Dopo il fortunato Marina d’Italia (Treves, Milano, 1929), pubblicato con l’aiuto di alti funzionari della Marina già in relazione con i Malaguzzi Valeri, Daria si affermò come una riconosciuta scrittrice per l’infanzia, con decine di titoli e ristampe pubblicate a partire dagli anni ‘30. Raggiunse il picco del successo – in molti casi anche commerciale – nel 1939, quando il racconto ambientato nella preistoria Jagul e Palì (Paravia, Torino, 1938), candidato per iniziativa dell’editore al “Premio Bologna” presieduto da Filippo Tommaso Marinetti, ne risultò vincitore ex-aequo.
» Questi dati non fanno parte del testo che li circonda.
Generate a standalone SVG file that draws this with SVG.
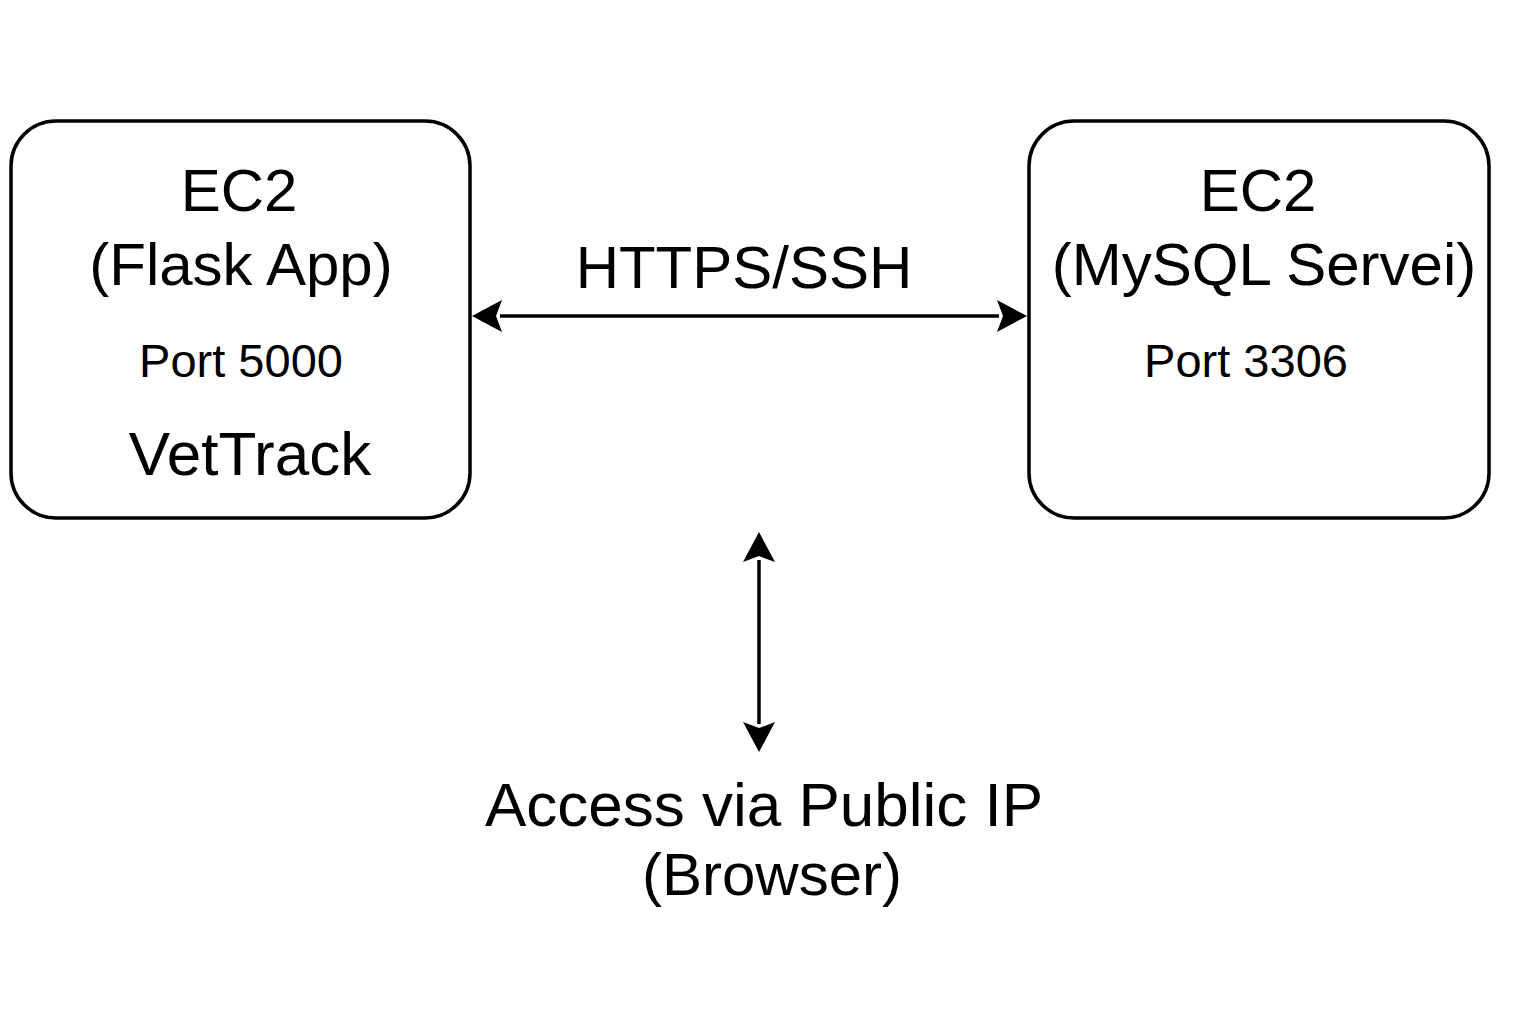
<svg xmlns="http://www.w3.org/2000/svg" width="1536" height="1024" viewBox="0 0 1536 1024">
<style>
.box{fill:#fff;stroke:#000;stroke-width:3.5}
text{font-family:"Liberation Sans",Arial,sans-serif;fill:#000;text-anchor:middle}
.big{font-size:60px}
.mid{font-size:47px}
.conn{stroke:#000;stroke-width:3.5;fill:none}
</style>
<defs>
<marker id="ah" markerUnits="userSpaceOnUse" viewBox="0 0 32 32" refX="2" refY="16" markerWidth="32" markerHeight="32" orient="auto-start-reverse">
<path d="M32,16 L2,0 L8,16 L2,32 Z" fill="#000" transform="translate(-2,0)"/>
</marker>
</defs>
<rect width="1536" height="1024" fill="#fff"/>
<g id="flask">
<rect class="box" x="11" y="121" width="459" height="397" rx="45" ry="45"/>
<text class="big" x="239" y="211">EC2</text>
<text class="big" x="241" y="285">(Flask App)</text>
<text class="mid" x="241" y="377">Port 5000</text>
<text class="big" x="250" y="475" style="font-size:62px">VetTrack</text>
</g>
<g id="mysql">
<rect class="box" x="1029" y="121" width="460" height="397" rx="45" ry="45"/>
<text class="big" x="1258" y="211">EC2</text>
<text class="big" x="1264" y="285">(MySQL Servei)</text>
<text class="mid" x="1246" y="377">Port 3306</text>
</g>
<g id="browser">
<text class="big" x="764" y="826" style="font-size:62px">Access via Public IP</text>
<text class="big" x="772" y="895">(Browser)</text>
</g>
<g id="connectors">
<line class="conn" x1="500" y1="316" x2="999" y2="316" marker-start="url(#ah)" marker-end="url(#ah)"/>
<line class="conn" x1="759" y1="560" x2="759" y2="724" marker-start="url(#ah)" marker-end="url(#ah)"/>
<text class="big" x="744" y="288">HTTPS/SSH</text>
</g>
</svg>
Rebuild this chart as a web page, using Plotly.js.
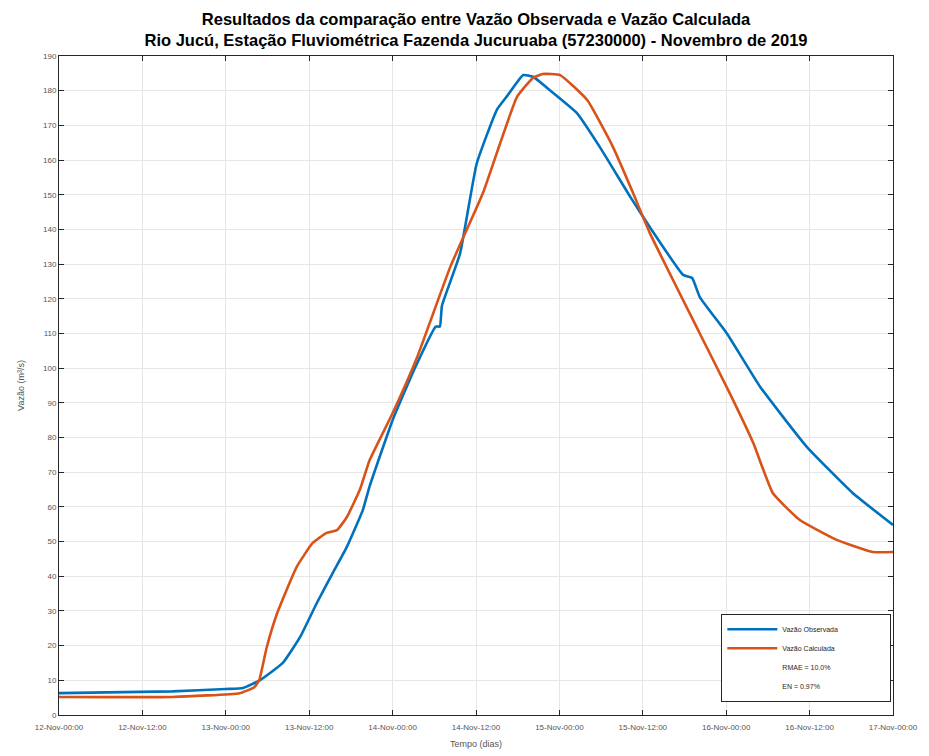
<!DOCTYPE html>
<html>
<head>
<meta charset="utf-8">
<script src="https://cdn.plot.ly/plotly-3.0.1.min.js"></script>
<style>html,body{margin:0;padding:0;background:#fff;}#chart{width:929px;height:756px;}</style>
</head>
<body>
<div id="chart"></div>
<script>
// hours after 12-Nov-2019 00:00
const obsHours = [0, 16.3, 24, 26.5, 28.9, 32.2, 34.7, 37.1, 39.4, 41.4, 43.7, 44.7, 48, 51.2, 54.2, 54.8, 55.1, 57.7, 60.1, 63, 64.5, 66.8, 68.2, 70.6, 74.5, 77.8, 82.2, 85, 89.8, 91.1, 92.2, 96.1, 100.9, 107.6, 114.2, 120];
const obsFlow  = [6.3, 6.8, 7.5, 7.8, 10, 15, 22.5, 32.3, 41, 48.4, 59, 66, 85, 100, 112, 112, 118, 133, 159, 174.5, 178.5, 184.5, 184, 180.2, 173.6, 163.8, 149.4, 140.7, 126.9, 126, 120.5, 110, 94.6, 77.3, 64, 54.8];
const calcHours = [0, 16.3, 26, 28.1, 28.8, 29.9, 31.4, 34.2, 36.5, 38.5, 40, 41.4, 43.3, 44.7, 48, 51.5, 56.3, 61, 63.5, 65.9, 68.2, 69.6, 72.1, 76, 79.7, 82.6, 85, 92.2, 96.5, 99.9, 102.7, 106.6, 111.9, 117.1, 120];
const calcFlow  = [5.2, 5.2, 6.3, 8, 10, 19.6, 29.4, 42.7, 49.6, 52.5, 53.3, 57, 65, 73.5, 87, 103, 129.2, 150.5, 165, 178.2, 183.7, 184.8, 184.5, 177.3, 163.8, 150.5, 139, 110, 92.8, 78.4, 64, 56.2, 50.5, 47, 47];
const tickLabels = ["12-Nov-00:00","12-Nov-12:00","13-Nov-00:00","13-Nov-12:00","14-Nov-00:00","14-Nov-12:00","15-Nov-00:00","15-Nov-12:00","16-Nov-00:00","16-Nov-12:00","17-Nov-00:00"];
const tickHours = [0, 12, 24, 36, 48, 60, 72, 84, 96, 108, 120];
const seriesNames = ["Vazão Observada", "Vazão Calculada"];
const statsText = ["RMAE = 10.0%", "EN = 0.97%"];

const base = Date.UTC(2019, 10, 12, 0, 0);
function toDate(h) {
  const d = new Date(base + h * 3600000);
  return d.toISOString().slice(0, 19).replace('T', ' ');
}
const pad = '\u00a0'.repeat(24);

const traces = [
  {x: obsHours.map(toDate), y: obsFlow, type: 'scatter', mode: 'lines', name: seriesNames[0] + pad,
   line: {color: '#0072BD', width: 2.6, shape: 'spline', smoothing: 0.4}},
  {x: calcHours.map(toDate), y: calcFlow, type: 'scatter', mode: 'lines', name: seriesNames[1],
   line: {color: '#D95319', width: 2.6, shape: 'spline', smoothing: 0.4}},
  {x: [null], y: [null], type: 'scatter', mode: 'lines', name: statsText[0], line: {color: 'rgba(0,0,0,0)', width: 0}},
  {x: [null], y: [null], type: 'scatter', mode: 'lines', name: statsText[1], line: {color: 'rgba(0,0,0,0)', width: 0}}
];

const layout = {
  width: 929, height: 756,
  margin: {l: 59, r: 36, t: 56, b: 41},
  paper_bgcolor: '#fff', plot_bgcolor: '#fff',
  font: {family: 'Liberation Sans, Arial, sans-serif', color: '#262626', size: 8},
  title: {text: '<b>Resultados da comparação entre Vazão Observada e Vazão Calculada</b><br><b>Rio Jucú, Estação Fluviométrica Fazenda Jucuruaba (57230000) - Novembro de 2019</b>',
          font: {size: 16.5, color: '#000', family: 'Liberation Sans, Arial, sans-serif'},
          x: 0.5, xanchor: 'center', xref: 'paper', yref: 'container', y: 0.967, yanchor: 'middle'},
  xaxis: {type: 'date', range: [toDate(0), toDate(120)],
          tickvals: tickHours.map(toDate), ticktext: tickLabels,
          showgrid: true, gridcolor: '#e6e6e6', gridwidth: 1,
          showline: true, linecolor: '#262626', linewidth: 1, mirror: 'ticks',
          ticks: 'inside', ticklen: 5, tickcolor: '#262626', ticklabelstandoff: 4,
          tickfont: {size: 8, color: '#555'}, zeroline: false,
          title: {text: 'Tempo (dias)', font: {size: 9, color: '#555'}, standoff: 10}},
  yaxis: {range: [0, 190], dtick: 10, tick0: 0,
          showgrid: true, gridcolor: '#e6e6e6', gridwidth: 1,
          showline: true, linecolor: '#262626', linewidth: 1, mirror: 'ticks',
          ticks: 'inside', ticklen: 5, tickcolor: '#262626',
          tickfont: {size: 8, color: '#555'}, zeroline: false,
          title: {text: 'Vazão (m³/s)', font: {size: 9, color: '#555'}, standoff: 16}},
  legend: {x: 0.998, xanchor: 'right', y: 0.02, yanchor: 'bottom',
           bgcolor: '#fff', bordercolor: '#262626', borderwidth: 1,
           font: {size: 7, color: '#262626'}, itemwidth: 50, tracegroupgap: 0},
  showlegend: true
};

Plotly.newPlot('chart', traces, layout, {staticPlot: true});
</script>
</body>
</html>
I Banfi Malaguzzi furono oppositori del fascismo sin dagli esordi, col filosofo che apparve fra i firmatari del manifesto anti-fascista crociano del ’25. Ma l’atteggiamento che la famiglia mantenne nei confronti del regime negli anni del consenso fu di prudenza e, in alcuni casi, di compromesso, come nel caso del giuramento del ’31 imposto ai docenti universitari. A questa prudenza si accompagnava un costante lavorio di opposizione, prima solo culturale, poi direttamente politica. La scuola banfiana all’Università di Milano divenne una fucina di antifascisti, mentre Malaguzzi cercò all’estero i primi contatti con l’opposizione organizzata al regime. Nel 1938 raggiunse a Parigi l’esule rivoluzionario Andrea Caffi, amico suo e di Banfi fin dagli anni ’10, che nella capitale francese era stato organico a Giustizia e Libertà. Tramite lui, Malaguzzi entrò in contatto con la scrittrice socialista ma anti-bolscevica Ol’ga Černova, dettandole «articoli che lei poi portava ai giornali di sinistra»2. Ma negli stessi anni Banfi stringeva rapporti col PCI, ed è con i comunisti che la famiglia partecipò alla Resistenza: Daria e Antonio facendo della propria casa a Milano un centro operativo clandestino, Rodolfo – che negli anni successivi sposò Rossana Rossanda – da combattente partigiano.
A partire dal 1945 Malaguzzi promosse lo sviluppo della neonata Unione donne italiane (UDI) e fu fra le ideatrici di iniziative di solidarietà e assistenza che facevano riferimento al PCI, fra cui i “treni della felicità”. Il carattere politicamente passionale, riscontrabile anche in alcune lettere non prive di asperità con Togliatti, le valse gli appellativi di “contessa rossa” e “contessa bolscevica”.
Dopo la morte di Banfi, avvenuta nel ’57, Malaguzzi curò molte edizioni postume delle sue opere, contribuendo ad organizzarne il lascito documentario attraverso la creazione dell’Istituto filosofico a lui dedicato a Reggio Emilia. Nell’archivio dello stesso istituto raccolse lettere e documenti dell’amico Caffi, nonché materiali relativi a numerose biografie partigiane. Contribuì inoltre a tenere viva la memoria di Rebora, pubblicando carteggi, documenti e commenti critici.
Daria Banfi Malaguzzi Valeri si spense a Milano, a quasi novantasei anni, il 23 luglio 1979.